REMUS image, Woods Hole Oceanographic Institution
- A team from the Woods Hole Oceanographic Institute discovered a 300-year-old shipwreck that may carry up to $17 billion in treasure.
- The ship, the Spanish Galleon San Jose, sank during a battle with British ships in 1708.
- The researchers identified the ship using an autonomous submarine.
How's this for a lucrative discovery: Researchers found and identified what has been called the 'Holy Grail' of shipwrecks off the coast of Colombia - and it may carry up to $17 billion in treasure, according to the Woods Hole Oceanographic Institute.
Researchers are now revealing stunning details about the wreck, three years after it was first found.
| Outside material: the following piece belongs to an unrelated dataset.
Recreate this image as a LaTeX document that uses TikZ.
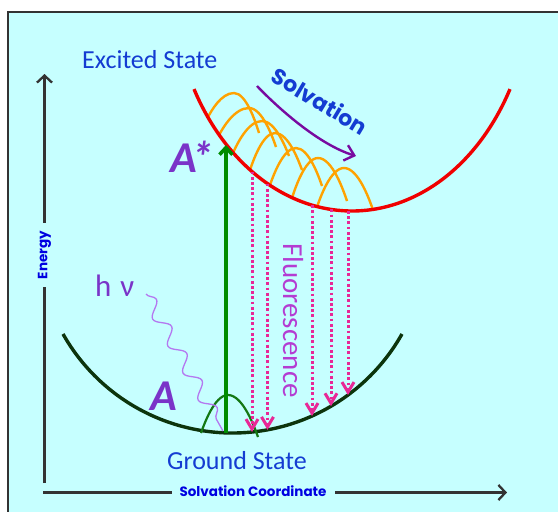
\documentclass[tikz,border=0pt]{standalone}
\usepackage{fontspec}
\setmainfont{Carlito}
\newfontfamily\popfont{Poppins}
\usetikzlibrary{arrows.meta,decorations.pathmorphing}
\definecolor{bgcyan}{RGB}{198,255,255}
\definecolor{framegray}{RGB}{51,51,51}
\definecolor{labelblue}{RGB}{20,60,210}
\definecolor{axisblue}{RGB}{0,0,225}
\definecolor{exred}{RGB}{240,0,0}
\definecolor{gdgreen}{RGB}{12,52,12}
\definecolor{vibgreen}{RGB}{20,120,20}
\definecolor{absgreen}{RGB}{0,140,0}
\definecolor{arcorange}{RGB}{255,162,0}
\definecolor{fpink}{RGB}{232,40,150}
\definecolor{fpurple}{RGB}{180,60,210}
\definecolor{apurple}{RGB}{122,52,200}
\definecolor{wavepurple}{RGB}{180,120,240}
\definecolor{solvpurple}{RGB}{120,10,160}
\tikzset{
  axisline/.style={draw=framegray,line width=2.3pt,-{Straight Barb[length=7pt,width=15pt,line width=2.3pt]}},
  axislabel/.style={text=axisblue,fill=bgcyan,inner xsep=8pt,inner ysep=1pt,font=\popfont\bfseries\fontsize{13.5}{13.5}\selectfont},
  statelabel/.style={text=labelblue,inner sep=0pt,anchor=base west,font=\fontsize{26}{26}\selectfont},
  redcurve/.style={draw=exred,line width=3.4pt},
  groundcurve/.style={draw=gdgreen,line width=3.4pt},
  vibarc/.style={draw=arcorange,line width=2.4pt},
  fluo/.style={draw=fpink,line width=3pt,line cap=butt,dash pattern=on 2.8pt off 2.4pt,
     -{Straight Barb[length=10pt,width=12pt,line width=3pt]}},
  bigA/.style={text=apurple,inner sep=0pt,anchor=base west,font=\fontsize{44}{44}\selectfont\bfseries\itshape},
}
\begin{document}
\begin{tikzpicture}[x=1pt,y=-1pt]
\useasboundingbox (0,0) rectangle (558,512);
\fill[white] (0,0) rectangle (558,512);
\fill[bgcyan] (8,12) rectangle (558,512);
\draw[framegray,line width=2pt] (8,512) -- (8,12) -- (558,12);
% axes
\coordinate (yb) at (44.5,483);
\coordinate (yt) at (44.5,74);
\coordinate (xl) at (43,492.5);
\coordinate (xr) at (507,492.5);
\draw[axisline] (yb) -- (yt);
\draw[axisline] (xl) -- (xr);
\node[axislabel,rotate=90] (energy) at (44.5,255) {Energy};
\node[axislabel] (coord) at (253,491) {Solvation Coordinate};
% state labels
\node[statelabel] (excited) at (82,68) {Excited State};
\node[statelabel] (ground) at (167,469) {Ground State};
% ground state curve
\draw[groundcurve] plot[domain=-169.5:169.5,samples=120] ({232.5+\x},{238.4+194.6*sqrt(1-(\x/194.6)^2)});
\draw[draw=vibgreen,line width=2.2pt] (201,433) parabola bend (228,395) (258,437);
% photon
\coordinate (hs) at (146,294);
\coordinate (he) at (223,431);
\draw[wavepurple,line width=1.3pt,decorate,decoration={snake,segment length=31pt,amplitude=6.5pt}] (hs) -- (he);
\node[text=apurple,inner sep=0pt,anchor=base west,font=\fontsize{31}{31}\selectfont] (hnu) at (95,296) {h\kern9pt ν};
% vibrational arcs in excited state
\draw[vibarc] (208,117) parabola bend (234,93) (259,133);
\draw[vibarc] (219,135) parabola bend (249,108) (276,147);
\draw[vibarc] (233,153) parabola bend (262,121) (289,156);
\draw[vibarc] (250,170) parabola bend (275,133) (302,170);
\draw[vibarc] (270,185) parabola bend (296,148) (322,186);
\draw[vibarc] (292,198) parabola bend (318,158) (347,201);
\draw[vibarc] (317,207) parabola bend (344,168) (373,210);
% excited state curve
\draw[redcurve] plot[domain=-158:158,samples=120] ({352+\x},{-23+234*sqrt(1-(\x/180)^2)});
% fluorescence arrows
\foreach \i/\px/\ya/\yb in {1/252/171.6/432.0,2/267.5/183.6/429.8,3/312/205.2/416.0,4/331/209.4/406.2,5/348/211/395.0}{
  \coordinate (f\i s) at (\px,\ya);
  \coordinate (f\i e) at (\px,\yb);
  \draw[fluo] (f\i s) -- (f\i e);
}
\node[text=fpurple,inner sep=0pt,anchor=base west,rotate=-90,font=\fontsize{29}{29}\selectfont] (fluor) at (283,243) {Fluorescence};
% absorption arrow
\coordinate (ga) at (226,433);
\coordinate (ea) at (226,145);
\draw[draw=absgreen,line width=3.6pt,-{Straight Barb[length=7pt,width=13pt,line width=3.6pt]}] (ga) -- (ea);
% labels A and A*
\node[bigA] (A) at (150,410) {A};
\node[bigA] (Astar) at (170,172) {A\kern-5pt*};
% solvation
\coordinate (sa) at (257,86);
\coordinate (sb) at (356,156);
\draw[draw=solvpurple,line width=2.4pt,-{Straight Barb[length=9pt,width=16pt,line width=2.4pt]}] (sa) .. controls (280,110) and (320,145) .. (sb);
\node[text=labelblue,rotate=-31,inner sep=0pt,font=\popfont\bfseries\fontsize{22}{22}\selectfont] (solv) at (320,101) {Solvation};
\end{tikzpicture}
\end{document}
The ship in question, the 310-year-old Spanish galleon San Jose, went down in the Caribbean Sea during a 1708 battle with British ships in the War of Spanish Succession. The ship was carrying tons of valuable gold, silver, and emeralds, now scattered over 600 meters (around 2000 feet) below the sea.
While the exact location of the ship is being kept a secret - it's somewhere off the coast of Cartagena, Colombia - it was identified by a submarine drone, dubbed Remus 6000, operated by engineers from the Woods Hole Oceanographic Institute.
The Remus 6000 is owned by hedge fund billionaire Ray Dalio, through his Dalio Foundation.
REMUS image, Woods Hole Oceanographic Institution
The ship was first discovered in 2015, but researchers at first kept the find under wraps. When the team from the Woods Hole Oceanographic Institute revisited the site with the remotely-operated submarine, they found cannons engraved with dolphins - a sign that the ship, without a doubt, was the San Jose.
"I just sat there for about 10 minutes and smiled," Jeff Kaeli, an engineer at the Woods Hole Oceanographic Institution, told CBS News about the discovery. "So in that moment, I guess I was the only person in the world who knew we'd found the shipwreck."
Now that the valuable treasure has been found, it may open up a conflict over who it actually belongs to. Both Colombia and Spain have claimed it as their own. The researchers who found the wreck aren't getting involved in the ownership dispute.
"It's a piece of history that's sitting on the sea floor that tells a story," Kaeli said.
Remotely operated submarines, like the Remus 6000, have helped researchers identify and investigate shipwrecks all over the world in recent years. In the Gulf of Mexico, scientists and archaeologists from the National Oceanic and Atmospheric Administration found a number of previously unidentified shipwrecks thousands of feet below the surface.
"You can take bigger risks with your technology and go to places where it wouldn't be safe or feasible to put a human being," Kaeli said.